Five feather-ruffling lessons from a seed-funding round going bust.

Funding rounds are taxing. Whether you are running your first uncoordinated family and friends round or preparing for a large Series B event, by which stage you are well versed in fundraising for your business. Here is a tale of a seed round gone wrong.

I recently had the opportunity to journey alongside a startup founder, applying for a seed round, and in this case, I was helping the founder prepare for the round, not from the perspective of evaluating the deal as a funder. We worked hard. The founder getting through the first number of meeting gates to confirm mandate fit with the funder, and the rest of us, assisting the startup in getting their data room ready, financials up to date, IP and statutory discussions, legal contracting checks, the whole works, in preparation for the DD.

Three months into the process, the term sheet is presented to the founder, and the next phase of hard work commences to prepare and negotiate the (very complicated) term sheet. To safeguard the decision to be that of the founder’s ultimately, I always wanted to ensure we carefully navigated the journey between pushing and pulling, moving the process along as quickly as possible. The founder is a technical expert in his business, so he was not fully equipped (at this stage) in deal-making, and a couple of fundamentals then slipped through the cracks during the term sheet phase. But a signed term sheet is a signed term sheet. Whether it could feel like a non-binding legal document, it is the foundation of how the deal is put together.

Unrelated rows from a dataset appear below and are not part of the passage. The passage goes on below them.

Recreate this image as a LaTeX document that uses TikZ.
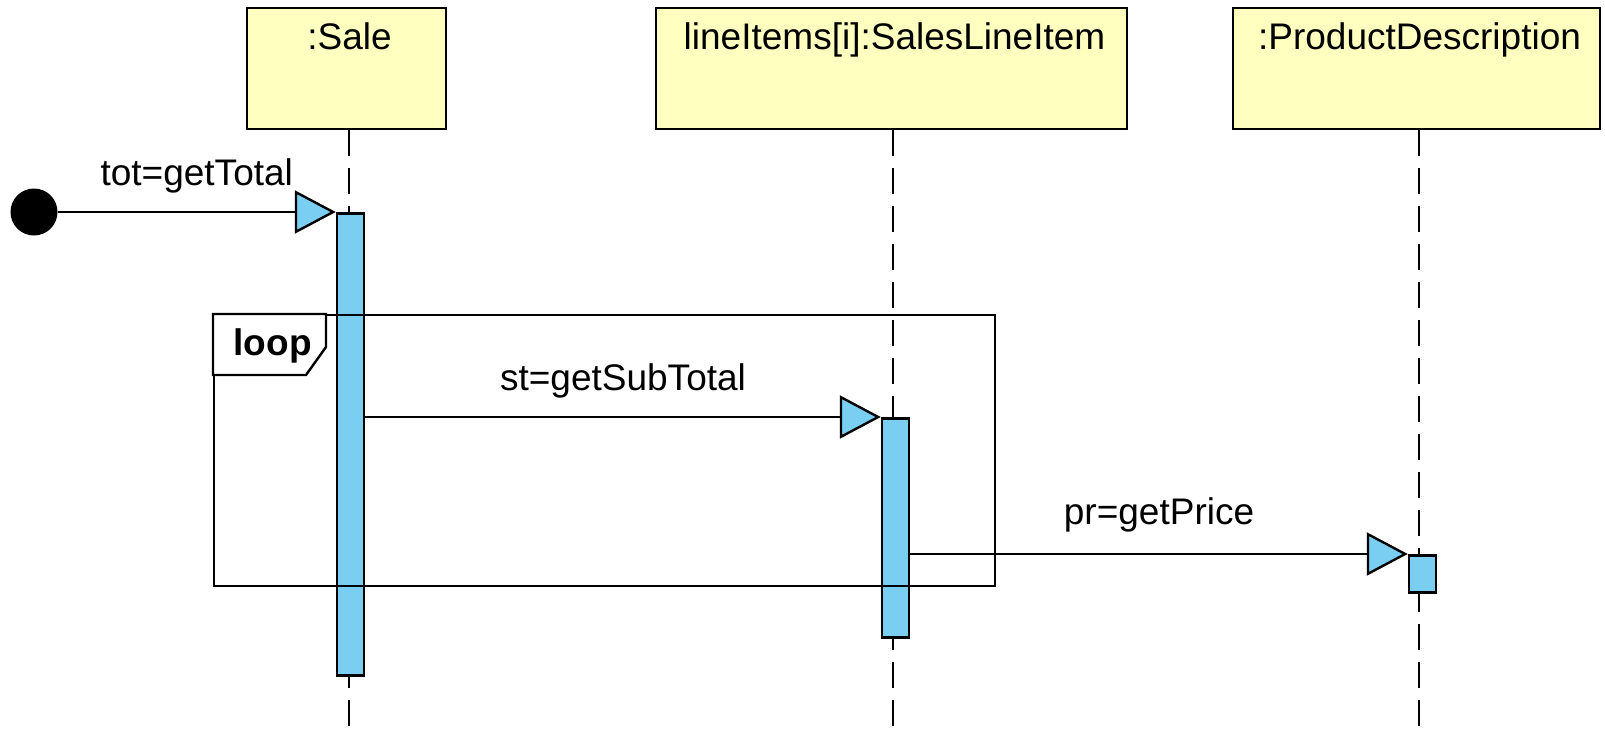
\documentclass[tikz,border=0pt]{standalone}
\usepackage{fontspec}
\setmainfont{Liberation Sans}
\usetikzlibrary{arrows.meta}
\definecolor{objfill}{RGB}{255,255,192}
\definecolor{actfill}{RGB}{122,206,242}
\definecolor{ink}{RGB}{0,0,0}
\begin{document}
\begin{tikzpicture}[x=1pt,y=-1pt,
  every node/.style={font=\fontsize{37}{42}\selectfont, text=ink},
  objbox/.style={draw=ink, line width=2.8pt, fill=objfill, minimum width=#1,
    minimum height=121pt, inner sep=0pt},
  objname/.style={anchor=base, xshift=3pt, yshift=-43pt},
  lifeline/.style={draw=ink, line width=2.8pt, dash pattern=on 26pt off 12pt},
  act/.style={draw=ink, line width=2.5pt, fill=actfill, minimum width=27pt,
    inner sep=0pt, anchor=north},
  msg/.style={draw=ink, line width=2.4pt,
    -{Triangle[length=41pt,width=43pt,fill=actfill,line width=2.4pt]}},
  msglabel/.style={midway, anchor=base, yshift=27pt},
  frame/.style={draw=ink, line width=2.4pt}]
\useasboundingbox (0,0) rectangle (1605,728);

% participants
\node[objbox=199] (sale) at (346.5,68.5) {};
\node[objbox=471] (sli) at (891.5,68.5) {};
\node[objbox=367] (pd) at (1416.5,68.5) {};
\node[objname] (saletxt) at (sale.north) {:Sale};
\node[objname] (slitxt) at (sli.north) {lineItems[i]:SalesLineItem};
\node[objname] (pdtxt) at (pd.north) {:ProductDescription};

% lifelines
\coordinate (saleend) at (349,728);
\coordinate (sliend) at (893,728);
\coordinate (pdend) at (1419,728);
\draw[lifeline] (sale.south -| saleend) -- (saleend);
\draw[lifeline] (sli.south -| sliend) -- (sliend);
\draw[lifeline] (pd.south -| pdend) -- (pdend);

% activation bars
\node[act, minimum height=462pt] (saleact) at (350.5,212) {};
\node[act, minimum height=219pt] (sliact) at (895.5,417) {};
\node[act, minimum height=37pt] (pdact) at (1422.5,554) {};

% loop fragment
\node[frame, minimum width=781pt, minimum height=271pt, inner sep=0pt,
  anchor=north west] (loopframe) at (213,314) {};
\draw[frame, fill=white] (loopframe.north west) -- (326,314) -- (326,347)
  -- (306,375) -- (213,375) -- cycle;
\node[anchor=base west, font=\fontsize{37}{42}\selectfont\bfseries]
  (looplbl) at (230,355) {loop};

% found message start
\node[circle, fill=ink, minimum size=47pt, inner sep=0pt] (start) at (34,212) {};

% messages
\draw[msg] (start.east) -- (saleact.north west)
  node[msglabel] (totlbl) {tot=getTotal};
\draw[msg] (saleact.east |- sliact.north west) -- (sliact.north west)
  node[msglabel] (stlbl) {st=getSubTotal};
\draw[msg] (sliact.east |- pdact.north west) -- (pdact.north west)
  node[msglabel, yshift=3pt] (prlbl) {pr=getPrice};
\end{tikzpicture}
\end{document}
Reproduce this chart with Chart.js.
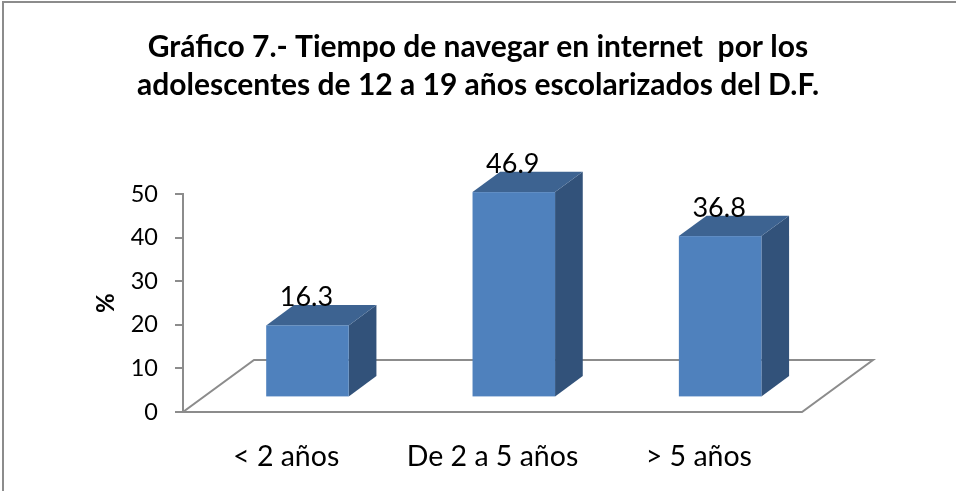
<!DOCTYPE html>
<html>
<head>
<meta charset="utf-8">
<script src="https://cdn.jsdelivr.net/npm/chart.js@4.4.1/dist/chart.umd.min.js"></script>
<style>
  html, body { margin: 0; padding: 0; background: #ffffff; }
  #wrap { width: 956px; height: 491px; }
</style>
</head>
<body>
<div id="wrap"><canvas id="c" width="956" height="491"></canvas></div>
<script>
// ---- data ----
const titleLines = ['Gráfico 7.- Tiempo de navegar en internet  por los', 'adolescentes de 12 a 19 años escolarizados del D.F.'];
const categories = ['< 2 años', 'De 2 a 5 años', '> 5 años'];
const values = [16.3, 46.9, 36.8];
const yTicks = [0, 10, 20, 30, 40, 50];
const yTitle = '%';

// ---- style ----
const FONT = 'Lato, "Open Sans", sans-serif';
const DEPTH = { x: 71, y: -52 };      // floor depth vector
const BAR_FRONT = 0.30;               // bar front plane (fraction of depth)
const BAR_DEPTH = 0.39;               // bar thickness (fraction of depth)
const GRAY = '#8c8c8c';
const COL_FRONT = '#4f81bd';
const COL_TOP = '#3d6391';
const COL_SIDE = '#32527a';

const scene3d = {
  id: 'scene3d',
  beforeDraw(chart) {
    const ctx = chart.ctx;
    ctx.save();
    ctx.fillStyle = '#ffffff';
    ctx.fillRect(0, 0, chart.width, chart.height);
    ctx.strokeStyle = GRAY;
    ctx.lineWidth = 2;
    ctx.strokeRect(3, 2, chart.width + 20, chart.height + 20);
    ctx.restore();
  },
  beforeDatasetsDraw(chart) {
    const ctx = chart.ctx;
    const xs = chart.scales.x, ys = chart.scales.y;
    const x0 = xs.left, x1 = xs.right, yb = ys.getPixelForValue(0);
    ctx.save();
    ctx.strokeStyle = GRAY;
    ctx.lineWidth = 2;
    ctx.beginPath();
    ctx.moveTo(x0, yb);
    ctx.lineTo(x1, yb);
    ctx.lineTo(x1 + DEPTH.x, yb + DEPTH.y);
    ctx.lineTo(x0 + DEPTH.x, yb + DEPTH.y);
    ctx.closePath();
    ctx.fillStyle = '#ffffff';
    ctx.fill();
    ctx.stroke();

    const meta = chart.getDatasetMeta(0);
    const fx = DEPTH.x * BAR_FRONT, fy = DEPTH.y * BAR_FRONT;
    const dx = DEPTH.x * BAR_DEPTH, dy = DEPTH.y * BAR_DEPTH;
    meta.data.forEach((el, i) => {
      const l = el.x - el.width / 2 + fx;
      const r = el.x + el.width / 2 + fx;
      const t = ys.getPixelForValue(values[i]) + fy;
      const b = ys.getPixelForValue(0) + fy;
      ctx.fillStyle = COL_SIDE;
      ctx.beginPath();
      ctx.moveTo(r, b); ctx.lineTo(r + dx, b + dy); ctx.lineTo(r + dx, t + dy); ctx.lineTo(r, t);
      ctx.closePath(); ctx.fill();
      ctx.fillStyle = COL_TOP;
      ctx.beginPath();
      ctx.moveTo(l, t); ctx.lineTo(r, t); ctx.lineTo(r + dx, t + dy); ctx.lineTo(l + dx, t + dy);
      ctx.closePath(); ctx.fill();
      ctx.fillStyle = COL_FRONT;
      ctx.fillRect(l, t, r - l, b - t);
    });
    ctx.restore();
  },
  afterDatasetsDraw(chart) {
    const ctx = chart.ctx;
    const ys = chart.scales.y;
    const meta = chart.getDatasetMeta(0);
    const fx = DEPTH.x * BAR_FRONT, fy = DEPTH.y * BAR_FRONT;
    const dy = DEPTH.y * BAR_DEPTH;
    ctx.save();
    ctx.fillStyle = '#000000';
    ctx.font = '27px ' + FONT;
    ctx.textAlign = 'center';
    ctx.textBaseline = 'alphabetic';
    meta.data.forEach((el, i) => {
      const t = ys.getPixelForValue(values[i]) + fy + dy;
      ctx.fillText(String(values[i]), el.x + fx - 1, t + 1);
    });
    ctx.restore();
  }
};

new Chart(document.getElementById('c'), {
  type: 'bar',
  data: {
    labels: categories,
    datasets: [{
      data: values,
      yAxisID: 'y',
      backgroundColor: 'rgba(0,0,0,0)',
      borderWidth: 0,
      barPercentage: 0.4,
      categoryPercentage: 1.0
    }]
  },
  options: {
    responsive: false,
    animation: false,
    devicePixelRatio: 1,
    layout: { padding: 0 },
    plugins: {
      legend: { display: false },
      tooltip: { enabled: false },
      title: {
        display: true,
        text: titleLines,
        color: '#000000',
        font: { family: FONT, size: 30, weight: 'bold', lineHeight: 1.27 },
        padding: { top: 28, bottom: 90 }
      }
    },
    scales: {
      x: {
        type: 'category',
        offset: true,
        grid: { display: false, drawTicks: false },
        border: { display: false },
        ticks: { color: '#000000', font: { family: FONT, size: 28.5 }, padding: 28, maxRotation: 0 },
        afterFit(scale) { scale.height = 79; }
      },
      y: {
        min: 0,
        max: 50,
        afterBuildTicks(scale) { scale.ticks = yTicks.map(v => ({ value: v })); },
        grid: { drawOnChartArea: false, drawTicks: true, tickLength: 8, color: GRAY, lineWidth: 2 },
        border: { display: true, color: GRAY, width: 2 },
        ticks: { color: '#000000', font: { family: FONT, size: 23.5 }, padding: 17 },
        title: {
          display: true,
          text: yTitle,
          color: '#000000',
          font: { family: FONT, size: 24, weight: 'bold', lineHeight: 1.2 },
          padding: { top: 92, bottom: 0 }
        },
        afterFit(scale) { scale.width = 183; }
      },
      spacer: {
        type: 'linear',
        position: 'right',
        display: true,
        grid: { display: false, drawTicks: false },
        border: { display: false },
        ticks: { display: false },
        afterFit(scale) { scale.width = 154; }
      }
    }
  },
  plugins: [scene3d]
});
</script>
</body>
</html>
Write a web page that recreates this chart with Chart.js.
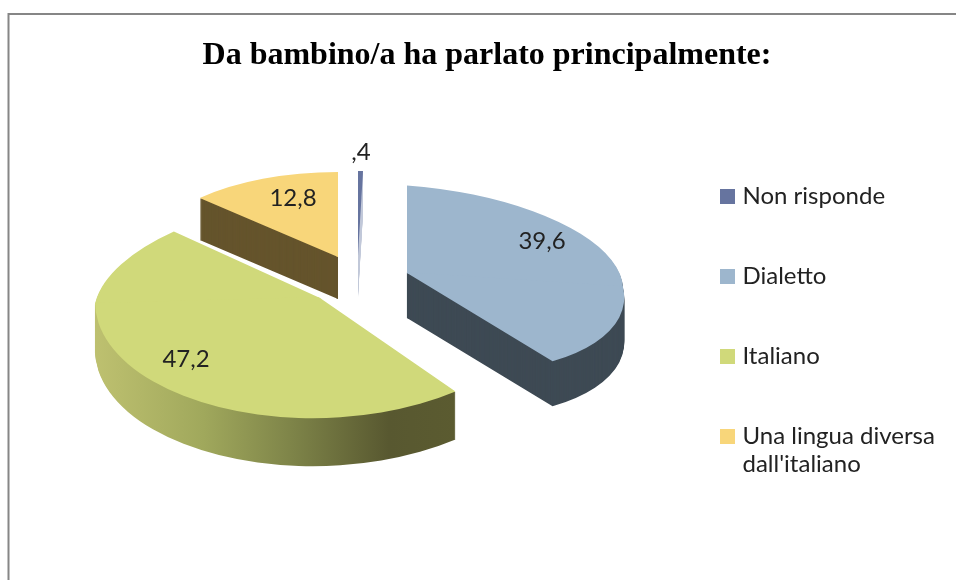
<!DOCTYPE html>
<html>
<head>
<meta charset="utf-8">
<style>html,body{margin:0;padding:0;background:#fff;overflow:hidden}canvas{display:block}</style>
<script src="https://cdn.jsdelivr.net/npm/chart.js@4"></script>
</head>
<body>
<canvas id="c" width="956" height="580"></canvas>
<script>
const titleText = 'Da bambino/a ha parlato principalmente:';
const categories = ['Non risponde', 'Dialetto', 'Italiano', ['Una lingua diversa', "dall'italiano"]];
const values = [0.4, 39.6, 47.2, 12.8];
const topColors = ['#66749f', '#9db6cd', '#d0d97a', '#f8d67a'];

// Where each exploded slice sits in the tilted 3D view
const sliceViews = [
  {ax: 358, ay: 255, rx: 200, ryT: 84, ryB: 84, sT: 0, sB: 0, t: 0, depth: 42, side: '#c3c9da'},
  {ax: 407, ay: 273, rx: 216, ryT: 88, ryB: 99, sT: 5.4, sB: 23, t: 14, depth: 45, side: '#3e4a54'},
  {ax: 320, ay: 298, rx: 225, ryT: 102, ryB: 120, sT: -23, sB: 4, t: -6, depth: 48,
   sideStops: [[97, '#bdc06f'], [200, '#a0a85c'], [290, '#7d8348'], [385, '#585830'], [453, '#5b5b30']]},
  {ax: 338, ay: 257, rx: 192, ryT: 85, ryB: 85, sT: 0, sB: 0, t: 0, depth: 42, side: '#65542c'}
];
const labelSpots = [[361, 152], [542, 241], [186, 359], [293, 198]];

function drawHalf(ctx, arc, v, dy, upper) {
  const R = arc.outerRadius;
  const ry = upper ? v.ryT : v.ryB;
  const s = upper ? v.sT : v.sB;
  const overlap = 2;
  ctx.save();
  ctx.translate(v.ax, v.ay + dy);
  ctx.transform(v.rx / R, v.t / R, s / R, ry / R, 0, 0);
  ctx.translate(-arc.x, -arc.y);
  ctx.beginPath();
  if (upper) ctx.rect(arc.x - 2 * R, arc.y - 2 * R, 4 * R, 2 * R + overlap);
  else ctx.rect(arc.x - 2 * R, arc.y - overlap, 4 * R, 2 * R + overlap);
  ctx.clip();
  arc.draw(ctx);
  ctx.restore();
}
function drawSlice(ctx, arc, v, dy) {
  drawHalf(ctx, arc, v, dy, true);
  drawHalf(ctx, arc, v, dy, false);
}

const pie3d = {
  id: 'pie3d',
  beforeDraw(chart) {
    const ctx = chart.ctx;
    ctx.save();
    ctx.fillStyle = '#fff';
    ctx.fillRect(0, 0, 956, 580);
    ctx.fillStyle = '#868686';
    ctx.fillRect(8, 13, 948, 2);
    ctx.fillRect(7.5, 13, 2, 567);
    ctx.restore();
    const lg = chart.legend;
    lg.left = 720 - lg.options.labels.padding + 4.5;
    lg.right = 956;
    lg.top = 184.5 - lg.options.labels.padding;
    lg.bottom = 580;
  },
  beforeDatasetDraw(chart, args) {
    const ctx = chart.ctx;
    const arcs = args.meta.data;
    [3, 0, 1, 2].forEach(i => {
      const arc = arcs[i], v = sliceViews[i], R = arc.outerRadius;
      const original = arc.options;
      let side = v.side;
      if (v.sideStops) {
        const toArc = X => arc.x + (X - v.ax) * R / v.rx;
        const first = v.sideStops[0][0], last = v.sideStops[v.sideStops.length - 1][0];
        side = ctx.createLinearGradient(toArc(first), 0, toArc(last), 0);
        v.sideStops.forEach(st => side.addColorStop((st[0] - first) / (last - first), st[1]));
      }
      arc.options = Object.assign({}, original, {backgroundColor: side});
      for (let d = v.depth; d >= 1; d--) drawSlice(ctx, arc, v, d);
      arc.options = original;
      drawSlice(ctx, arc, v, 0);
    });
    return false;
  },
  afterDatasetsDraw(chart) {
    const ctx = chart.ctx;
    ctx.save();
    ctx.font = '24px Lato';
    ctx.fillStyle = '#222';
    ctx.textAlign = 'center';
    ctx.textBaseline = 'middle';
    values.forEach((val, i) => {
      const txt = String(val).replace(/^0\./, ',').replace('.', ',');
      ctx.fillText(txt, labelSpots[i][0], labelSpots[i][1]);
    });
    ctx.restore();
  }
};

new Chart(document.getElementById('c'), {
  type: 'pie',
  data: {
    labels: categories,
    datasets: [{data: values, backgroundColor: topColors, borderWidth: 0}]
  },
  plugins: [pie3d],
  options: {
    responsive: false,
    animation: false,
    devicePixelRatio: 1,
    layout: {padding: {left: 18, right: 0, top: 0, bottom: 0}},
    plugins: {
      tooltip: {enabled: false},
      title: {
        display: true,
        text: titleText,
        color: '#000',
        font: {family: '"Liberation Serif"', size: 32, weight: 'bold', lineHeight: 1.2},
        padding: {top: 37, bottom: 10}
      },
      legend: {
        display: true,
        position: 'right',
        align: 'start',
        labels: {
          color: '#222',
          font: {family: 'Lato', size: 24, lineHeight: 1.17},
          usePointStyle: true,
          pointStyle: 'rect',
          boxWidth: 6,
          boxHeight: 15,
          padding: 56
        }
      }
    }
  }
});
</script>
</body>
</html>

Another six weeks after the signed term sheet, the full set of legal documents is sent for perusal, and this is where the wheels come off. Six more weeks of extensive discussions, meetings, messages, facilitations, and mediations, but more was needed to solve the very complicated, founder-unfriendly terms for this seed round. This process leaves the founder out of runway, humour, and hope. On the other side of the table, the potential funder was frustrated with the perceived disparity of heart between where the funder was at the term sheet stage versus where they found themselves at the end, unable to get the deal over the line.

What were the five key lessons I took away from this horrible ordeal, as I felt equally responsible, as an ecosystem player, with the startup and funder for the failure of the deal, that I could share with startups going through their first seed rounds:

  1. The term sheet truly is the foundation upon which the legals are done, don’t be fooled by the “non-binding” bit and think you can buy time to do the critical bits of negotiation later;
  2. Always be prepared for the eventuality that the deal may fall through, even if it looks so close to being agreed upon and signed. You cannot depend on the funding round as a miracle because you are out of runway. As counterintuitive as that may sound;
  3. You don’t do the deal with only the deal lead. The deal lead has a whole Investment Committee with its toils and troubles. It helps to have an amazing relationship with the deal lead, however, know that the deal lead is one cog in a much larger machine;
  4. If you are one of those founders still responsible for bringing sales into the business and must run the funding round, which is often the case at the seed stage level, know that the command of your time for the funding round will impact your sales pipelines. Be prepared for this. Especially if the funding does happen;
  5. Lastly, customers are your best funding source, especially in these earlier stages. Don’t be fooled. If they are not buying, you are either not selling properly, or the product is not ready yet. Think before you take complicated money into your business in the early stages instead of fixing the product-market fit and making sales.